Pennsylvania: ‘Red is Becoming Redder and Blue is Becoming Bluer’ -Kevan Yenerall

CLARION, Pa. (EYT) – Joe Biden’s apparent win in Pennsylvania for President of the United States was the result of the influx of more voters than in 2016 and change in allegiances in the suburbs, according to Dr. Kevan Yenerall, a political science professor at Clarion University of Pennsylvania (pictured above).

“What we’re seeing is that there’s a lot of dynamics going on,” said Yenerall in an interview on Thursday with exploreClarion.com. “Still, some counties have been trending very red in western PA and completely dominated by the GOP and continue their right-tilt to the absolute, and they’re extremely conservative, and it’s been going that way for some time.

“But in the suburbs that are close to the city, the opposite has been happening. Biden was able to win this extremely narrow victory for a whole host of reasons, one of which is traditional democratic strongholds in cities. Still, more than that, the Philly suburbs and Allegheny County getting around 45 to 48 thousand more votes than 2016. Trump did very well, too, and was able to get 15,000 more out of Allegheny County, while Biden could hold down Trump’s big margins in very red Western PA counties. For example, even though Biden got killed in Westmoreland County voting, he did two percent better than Clinton in 2016.”

Donald Trump collected more votes than he received in 2016 when he defeated Hillary Clinton, but in 2020 Biden was successful because he surpassed Clinton’s vote total and managed to not lose as much against Trump.

“Biden lost Beaver County, but he did about a half percent to three-quarters of a percent better, and it’s always been very Republican, and there are some other examples of that. However, Clarion County doesn’t fall in that camp and is much further removed from the suburbs. It’s just part of an increasing bedrock foundation of Republican dominance in the state, just as urban and suburban, you are trending Democrat.

“Trump did better in Philadelphia in 2020 than he did in 2016. It appears part of that is connected to a slight uptick in support of black men for Trump. Support from black men overwhelmingly is still very Democratic, but Trump could do a little bit better in some regions of the country among black men and Hispanic men. In Philly, although the numbers are changing, he still did better than he did in 2016.”

There were significant changes between 2016 and 2020.

“The significant change is not just the cities that are Democratic; of course, it’s the suburbs.
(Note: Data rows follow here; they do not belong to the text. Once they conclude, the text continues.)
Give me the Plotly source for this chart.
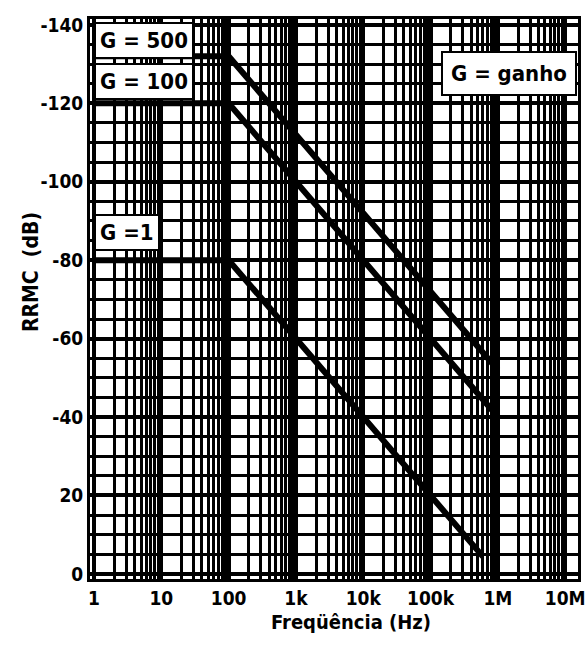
import plotly.graph_objects as go

# Data
freq_g500 = [1, 100, 1e6]
cmrr_g500 = [132, 132, 52]
freq_g100 = [1, 100, 1e6]
cmrr_g100 = [120, 120, 40]
freq_g1 = [1, 100, 6e5]
cmrr_g1 = [80, 80, 4.4]

x_tickvals = [1, 10, 100, 1e3, 1e4, 1e5, 1e6, 1e7]
x_ticktext = ["1", "10", "100", "1k", "10k", "100k", "1M", "10M"]
y_tickvals = [0, 20, 40, 60, 80, 100, 120, 140]
y_ticktext = ["0", "20", "-40", "-60", "-80", "-100", "-120", "-140"]

FONT = "DejaVu Sans Condensed, Liberation Sans Narrow, Arial Narrow, sans-serif"

fig = go.Figure()
for fx, fy in [(freq_g500, cmrr_g500), (freq_g100, cmrr_g100), (freq_g1, cmrr_g1)]:
    fig.add_trace(go.Scatter(x=fx, y=fy, mode="lines",
                             line=dict(color="black", width=6), showlegend=False))

def box(text, x, y, xanchor="left", pad=4):
    fig.add_annotation(x=x, y=y, xref="x", yref="y", text="<b>" + text + "</b>",
                       showarrow=False, xanchor=xanchor, yanchor="middle",
                       font=dict(family=FONT, size=22, color="black"),
                       bgcolor="white", bordercolor="black", borderwidth=2, borderpad=pad)

box("G = 500", 0.0, 136)
box("G = 100", 0.0, 125.5)
box("G =1", 0.0, 87)
box("G = ganho", 7.17, 127.5, xanchor="right", pad=8)

# axis titles placed as paper annotations (offset like the scan)
fig.add_annotation(x=0.535, y=-0.077, xref="paper", yref="paper", text="<b>Freqüência (Hz)</b>",
                   showarrow=False, xanchor="center", yanchor="middle",
                   font=dict(family=FONT, size=20, color="black"))
fig.add_annotation(x=-0.121, y=0.548, xref="paper", yref="paper", text="<b>RRMC  (dB)</b>",
                   showarrow=False, xanchor="center", yanchor="middle", textangle=-90,
                   font=dict(family=FONT, size=21, color="black"))

fig.update_xaxes(type="log", range=[-0.06, 7.19], automargin=False,
                 tickvals=x_tickvals, ticktext=x_ticktext,
                 tickfont=dict(family=FONT, size=19, color="black", weight="bold"),
                 ticklabeloverflow="allow",
                 showgrid=True, gridcolor="black", gridwidth=4,
                 minor=dict(dtick="D1", showgrid=True, gridcolor="black", gridwidth=3),
                 showline=True, linecolor="black", linewidth=3, mirror=True,
                 ticks="", ticklen=0)
fig.update_yaxes(range=[-1.3, 141.5], automargin=False,
                 tickvals=y_tickvals, ticktext=y_ticktext,
                 tickfont=dict(family=FONT, size=19, color="black", weight="bold"),
                 showgrid=True, gridcolor="black", gridwidth=4,
                 minor=dict(dtick=5, tick0=0, showgrid=True, gridcolor="black", gridwidth=3),
                 showline=True, linecolor="black", linewidth=3, mirror=True,
                 ticks="", zeroline=False)

fig.update_layout(width=587, height=646, margin=dict(l=90, r=9, t=19, b=67),
                  paper_bgcolor="white", plot_bgcolor="white")

# remove the default 8px page margin so the figure fills the 587x646 window exactly
fig.write_html("out.html", config={"displayModeBar": False},
               post_script="document.body.style.margin='0';document.body.style.overflow='hidden';")
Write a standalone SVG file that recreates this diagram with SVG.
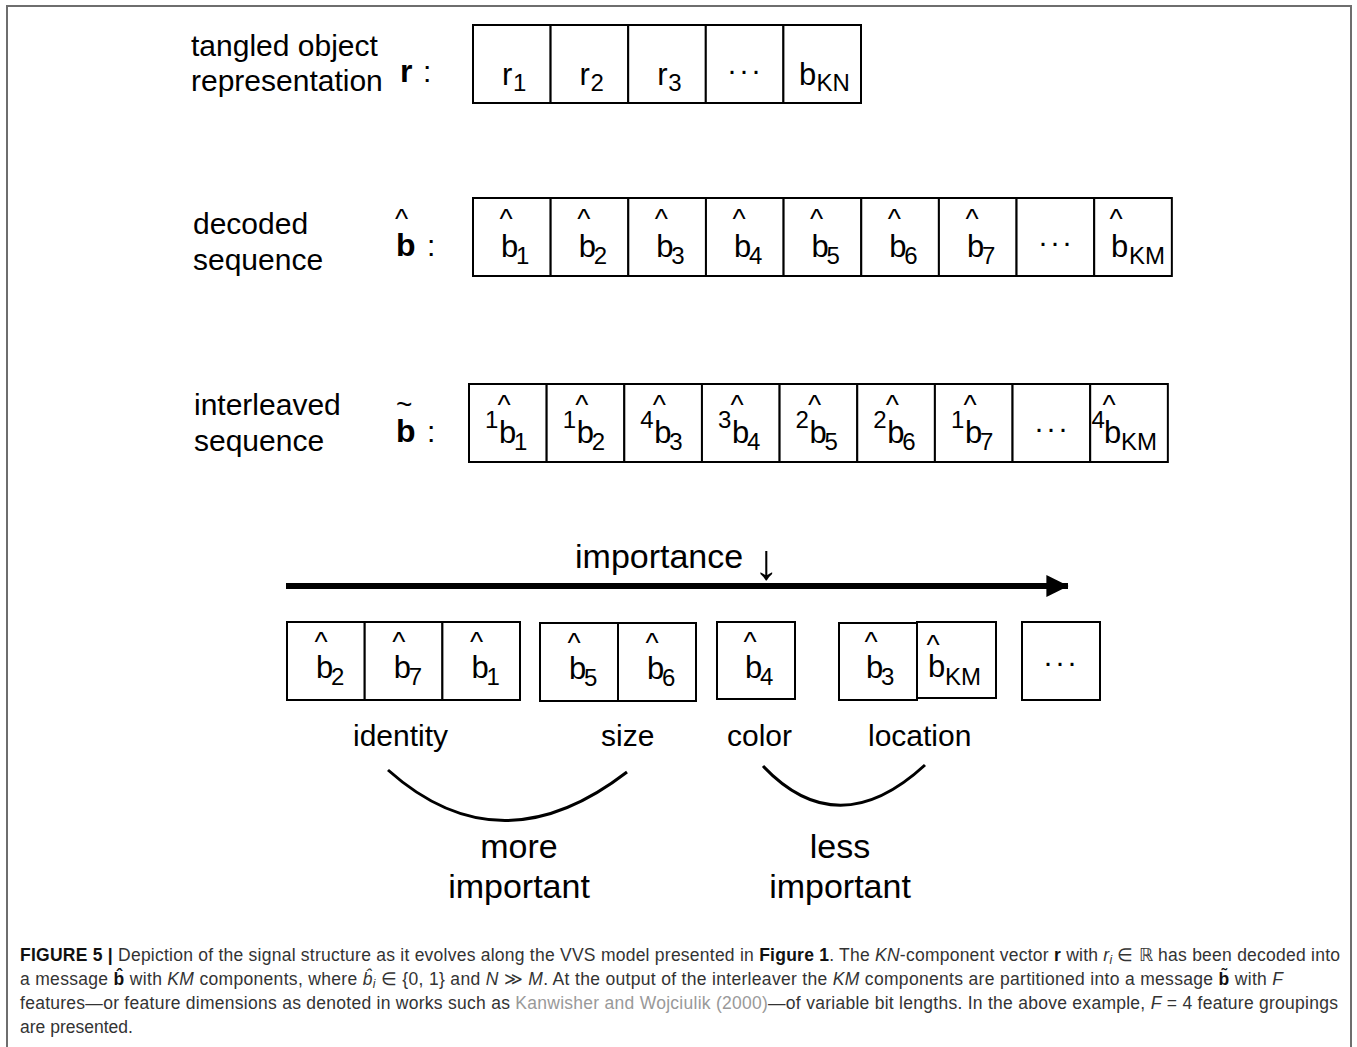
<svg xmlns="http://www.w3.org/2000/svg" width="1357" height="1047" viewBox="0 0 1357 1047">
<defs>
<style>
text{font-family:"Liberation Sans",Arial,sans-serif;fill:#000}
.lab{font-size:30px}
.big{font-size:34px}
.b{font-size:31px}
.sub{font-size:24px}
.hat{font-size:28px}
.dots{font-size:30px;text-anchor:middle;letter-spacing:2px}
.cell{fill:#fff;stroke:#000;stroke-width:2}
.cap{font-size:17.5px;fill:#333}
.arc{fill:none;stroke:#000;stroke-width:3}
</style>
<marker id="ah" markerWidth="4" markerHeight="4" refX="3.6" refY="2" orient="auto" markerUnits="strokeWidth">
<path d="M0,0.15 L3.7,2 L0,3.85 Z" fill="#000"/>
</marker>
</defs>
<rect width="1357" height="1047" fill="#fff"/>
<path d="M7,1047 V6 H1351 V1047" fill="none" stroke="#6e6e6e" stroke-width="2"/>

<!-- row 1 -->
<g id="label-r">
<text class="lab" x="191" y="56">tangled object</text>
<text class="lab" x="191" y="91">representation</text>
<text x="400" y="82" style="font-size:32px;font-weight:bold">r</text>
<text x="423" y="82" style="font-size:30px">:</text>
</g>
<g id="row-r">
<rect class="cell" x="473" y="25" width="77.6" height="78"/>
<rect class="cell" x="550.6" y="25" width="77.6" height="78"/>
<rect class="cell" x="628.2" y="25" width="77.6" height="78"/>
<rect class="cell" x="705.8" y="25" width="77.6" height="78"/>
<rect class="cell" x="783.4" y="25" width="77.6" height="78"/>
<text class="b" x="502" y="85">r<tspan class="sub" x="513" y="91">1</tspan></text>
<text class="b" x="579.6" y="85">r<tspan class="sub" x="590.6" y="91">2</tspan></text>
<text class="b" x="657.2" y="85">r<tspan class="sub" x="668.2" y="91">3</tspan></text>
<text class="dots" x="745" y="80">···</text>
<text class="b" x="799" y="85">b<tspan class="sub" x="816.5" y="91">KN</tspan></text>
</g>

<!-- row 2 -->
<g id="label-bhat">
<text class="lab" x="193" y="234">decoded</text>
<text class="lab" x="193" y="270">sequence</text>
<text x="396" y="256" style="font-size:32px;font-weight:bold">b<tspan class="hat" style="font-weight:normal" x="395" y="228">^</tspan></text>
<text x="427" y="256" style="font-size:30px">:</text>
</g>
<g id="row-bhat">
<rect class="cell" x="473" y="198" width="77.65" height="78"/>
<rect class="cell" x="550.65" y="198" width="77.65" height="78"/>
<rect class="cell" x="628.3" y="198" width="77.65" height="78"/>
<rect class="cell" x="705.95" y="198" width="77.65" height="78"/>
<rect class="cell" x="783.6" y="198" width="77.65" height="78"/>
<rect class="cell" x="861.25" y="198" width="77.65" height="78"/>
<rect class="cell" x="938.9" y="198" width="77.65" height="78"/>
<rect class="cell" x="1016.55" y="198" width="77.65" height="78"/>
<rect class="cell" x="1094.2" y="198" width="77.65" height="78"/>
<text class="b" x="501" y="257">b<tspan class="hat" x="499.5" y="228">^</tspan><tspan class="sub" x="516" y="264">1</tspan></text>
<text class="b" x="578.7" y="257">b<tspan class="hat" x="577.2" y="228">^</tspan><tspan class="sub" x="593.7" y="264">2</tspan></text>
<text class="b" x="656.3" y="257">b<tspan class="hat" x="654.8" y="228">^</tspan><tspan class="sub" x="671.3" y="264">3</tspan></text>
<text class="b" x="734" y="257">b<tspan class="hat" x="732.5" y="228">^</tspan><tspan class="sub" x="749" y="264">4</tspan></text>
<text class="b" x="811.6" y="257">b<tspan class="hat" x="810.1" y="228">^</tspan><tspan class="sub" x="826.6" y="264">5</tspan></text>
<text class="b" x="889.3" y="257">b<tspan class="hat" x="887.8" y="228">^</tspan><tspan class="sub" x="904.3" y="264">6</tspan></text>
<text class="b" x="966.9" y="257">b<tspan class="hat" x="965.4" y="228">^</tspan><tspan class="sub" x="981.9" y="264">7</tspan></text>
<text class="dots" x="1056" y="252">···</text>
<text class="b" x="1111" y="257">b<tspan class="hat" x="1109.5" y="228">^</tspan><tspan class="sub" x="1129" y="264">KM</tspan></text>
</g>

<!-- row 3 -->
<g id="label-btilde">
<text class="lab" x="194" y="415">interleaved</text>
<text class="lab" x="194" y="451">sequence</text>
<text x="396" y="442" style="font-size:32px;font-weight:bold">b<tspan style="font-size:28px;font-weight:normal" x="396" y="414">~</tspan></text>
<text x="427" y="442" style="font-size:30px">:</text>
</g>
<g id="row-btilde">
<rect class="cell" x="469" y="384" width="77.65" height="78"/>
<rect class="cell" x="546.65" y="384" width="77.65" height="78"/>
<rect class="cell" x="624.3" y="384" width="77.65" height="78"/>
<rect class="cell" x="701.95" y="384" width="77.65" height="78"/>
<rect class="cell" x="779.6" y="384" width="77.65" height="78"/>
<rect class="cell" x="857.25" y="384" width="77.65" height="78"/>
<rect class="cell" x="934.9" y="384" width="77.65" height="78"/>
<rect class="cell" x="1012.55" y="384" width="77.65" height="78"/>
<rect class="cell" x="1090.2" y="384" width="77.65" height="78"/>
<text class="sub" x="485" y="428">1<tspan class="b" x="499" y="443">b</tspan><tspan class="hat" x="497.5" y="414">^</tspan><tspan x="514" y="450">1</tspan></text>
<text class="sub" x="562.7" y="428">1<tspan class="b" x="576.7" y="443">b</tspan><tspan class="hat" x="575.2" y="414">^</tspan><tspan x="591.7" y="450">2</tspan></text>
<text class="sub" x="640.3" y="428">4<tspan class="b" x="654.3" y="443">b</tspan><tspan class="hat" x="652.8" y="414">^</tspan><tspan x="669.3" y="450">3</tspan></text>
<text class="sub" x="718" y="428">3<tspan class="b" x="732" y="443">b</tspan><tspan class="hat" x="730.5" y="414">^</tspan><tspan x="747" y="450">4</tspan></text>
<text class="sub" x="795.6" y="428">2<tspan class="b" x="809.6" y="443">b</tspan><tspan class="hat" x="808.1" y="414">^</tspan><tspan x="824.6" y="450">5</tspan></text>
<text class="sub" x="873.3" y="428">2<tspan class="b" x="887.3" y="443">b</tspan><tspan class="hat" x="885.8" y="414">^</tspan><tspan x="902.3" y="450">6</tspan></text>
<text class="sub" x="950.9" y="428">1<tspan class="b" x="964.9" y="443">b</tspan><tspan class="hat" x="963.4" y="414">^</tspan><tspan x="979.9" y="450">7</tspan></text>
<text class="dots" x="1052" y="438">···</text>
<text class="sub" x="1091.5" y="428">4<tspan class="b" x="1104" y="443">b</tspan><tspan class="hat" x="1102.5" y="414">^</tspan><tspan x="1121" y="450">KM</tspan></text>
</g>

<!-- importance -->
<g id="importance">
<text class="big" x="575" y="568">importance <tspan x="754" y="579" style="font-size:50px">↓</tspan></text>
</g>

<g id="connectors">
<line x1="286" y1="586" x2="1068" y2="586" stroke="#000" stroke-width="6" marker-end="url(#ah)"/>
<path class="arc" d="M388,770 Q500,870 627,772"/>
<path class="arc" d="M763,766 Q838,845 925,765"/>
</g>

<!-- bottom groups -->
<g id="group-identity">
<rect class="cell" x="287" y="622" width="77.7" height="78"/>
<rect class="cell" x="364.7" y="622" width="77.7" height="78"/>
<rect class="cell" x="442.4" y="622" width="77.6" height="78"/>
<text class="b" x="316" y="678">b<tspan class="hat" x="314.5" y="651">^</tspan><tspan class="sub" x="331" y="685">2</tspan></text>
<text class="b" x="393.7" y="678">b<tspan class="hat" x="392.2" y="651">^</tspan><tspan class="sub" x="408.7" y="685">7</tspan></text>
<text class="b" x="471.4" y="678">b<tspan class="hat" x="469.9" y="651">^</tspan><tspan class="sub" x="486.4" y="685">1</tspan></text>
<text class="lab" x="353" y="746">identity</text>
</g>
<g id="group-size">
<rect class="cell" x="540" y="623" width="78" height="78"/>
<rect class="cell" x="618" y="623" width="78" height="78"/>
<text class="b" x="569" y="679">b<tspan class="hat" x="567.5" y="652">^</tspan><tspan class="sub" x="584" y="686">5</tspan></text>
<text class="b" x="647" y="679">b<tspan class="hat" x="645.5" y="652">^</tspan><tspan class="sub" x="662" y="686">6</tspan></text>
<text class="lab" x="601" y="746">size</text>
</g>
<g id="group-color">
<rect class="cell" x="717" y="622" width="78" height="77"/>
<text class="b" x="745" y="678">b<tspan class="hat" x="743.5" y="651">^</tspan><tspan class="sub" x="760" y="685">4</tspan></text>
<text class="lab" x="727" y="746">color</text>
</g>
<g id="group-location">
<rect class="cell" x="839" y="623" width="78" height="77"/>
<rect class="cell" x="917" y="622" width="79" height="76"/>
<text class="b" x="866" y="678">b<tspan class="hat" x="864.5" y="651">^</tspan><tspan class="sub" x="881" y="685">3</tspan></text>
<text class="b" x="928" y="677">b<tspan class="hat" x="926.5" y="654">^</tspan><tspan class="sub" x="945" y="685">KM</tspan></text>
<text class="lab" x="868" y="746">location</text>
</g>
<g id="group-more">
<rect class="cell" x="1022" y="622" width="78" height="78"/>
<text class="dots" x="1061" y="672">···</text>
</g>

<g id="more-important">
<text class="big" x="519" y="858" text-anchor="middle">more</text>
<text class="big" x="519" y="898" text-anchor="middle">important</text>
</g>
<g id="less-important">
<text class="big" x="840" y="858" text-anchor="middle">less</text>
<text class="big" x="840" y="898" text-anchor="middle">important</text>
</g>

<!-- caption -->
<g id="caption">
<text class="cap" x="20" y="961" textLength="1320"><tspan font-weight="bold" fill="#111">FIGURE 5 |</tspan> Depiction of the signal structure as it evolves along the VVS model presented in <tspan font-weight="bold" fill="#111">Figure 1</tspan>. The <tspan font-style="italic">KN</tspan>-component vector <tspan font-weight="bold" fill="#111">r</tspan> with <tspan font-style="italic">r</tspan><tspan font-style="italic" font-size="12px" dy="3">i</tspan><tspan dy="-3"> ∈ ℝ has been decoded into</tspan></text>
<text class="cap" x="20" y="985" textLength="1263">a message <tspan font-weight="bold" fill="#111">b̂</tspan> with <tspan font-style="italic">KM</tspan> components, where <tspan font-style="italic">b̂</tspan><tspan font-style="italic" font-size="12px" dy="3">i</tspan><tspan dy="-3"> ∈ {0, 1} and </tspan><tspan font-style="italic">N</tspan> ≫ <tspan font-style="italic">M</tspan>. At the output of the interleaver the <tspan font-style="italic">KM</tspan> components are partitioned into a message <tspan font-weight="bold" fill="#111">b̃</tspan> with <tspan font-style="italic">F</tspan></text>
<text class="cap" x="20" y="1009" textLength="1318">features—or feature dimensions as denoted in works such as <tspan fill="#999">Kanwisher and Wojciulik (2000)</tspan>—of variable bit lengths. In the above example, <tspan font-style="italic">F</tspan> = 4 feature groupings</text>
<text class="cap" x="20" y="1033">are presented.</text>
</g>
</svg>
The collar counties around Philadelphia are a 284,000 vote margin coming out of the suburbs of eastern Pennsylvania. Biden did even much better than Clinton did. We have this long-term slow realignment at the party. Outside of the traditional democratic counties, in Allegheny County, 20 to 30 years ago are now trending very, very Republican, and the collar counties around Philly, which used to be the road to Republican victory for Spector, Reagan, and both Bushes are now the Democratic stronghold.

“Cultural issues, religious issues, and values in many ways have supplanted the traditional Union lunch bucket economic populism of a generation or two ago. It also did it to the detriment of Democrats in rural areas like Clarion County. Biden was uniquely situated given his age, race, gender, and temperament to hold down some of the massive Republican margins.”

Yenerall believes that Biden was a good fit who has a moderate ideology that Clinton did not have.

“I think Biden, with his race, age, temperament gender, was a good fit. He had a moderate ideology that Clinton did not have, and he had some advantages. He was still getting killed in counties, but he was getting killed less than Clinton. In a state like Pennsylvania where it’s basically 50/50, that’s a huge deal–a little bit here and a little bit there.”

There were three Democratic counties that flipped to Trump in 2016, and two of them flipped back to the Democrats in 2020.

“This year turned out to be a high-stakes turnout election where both parties got their voters out in droves. It’s not happening in Clarion, and it’s not happening in some of the other counties around Clarion because of the constituency issues that dominate the parties.

“In short, red is becoming redder, and blue is becoming bluer, and with Biden’s help, that red became a little lighter.”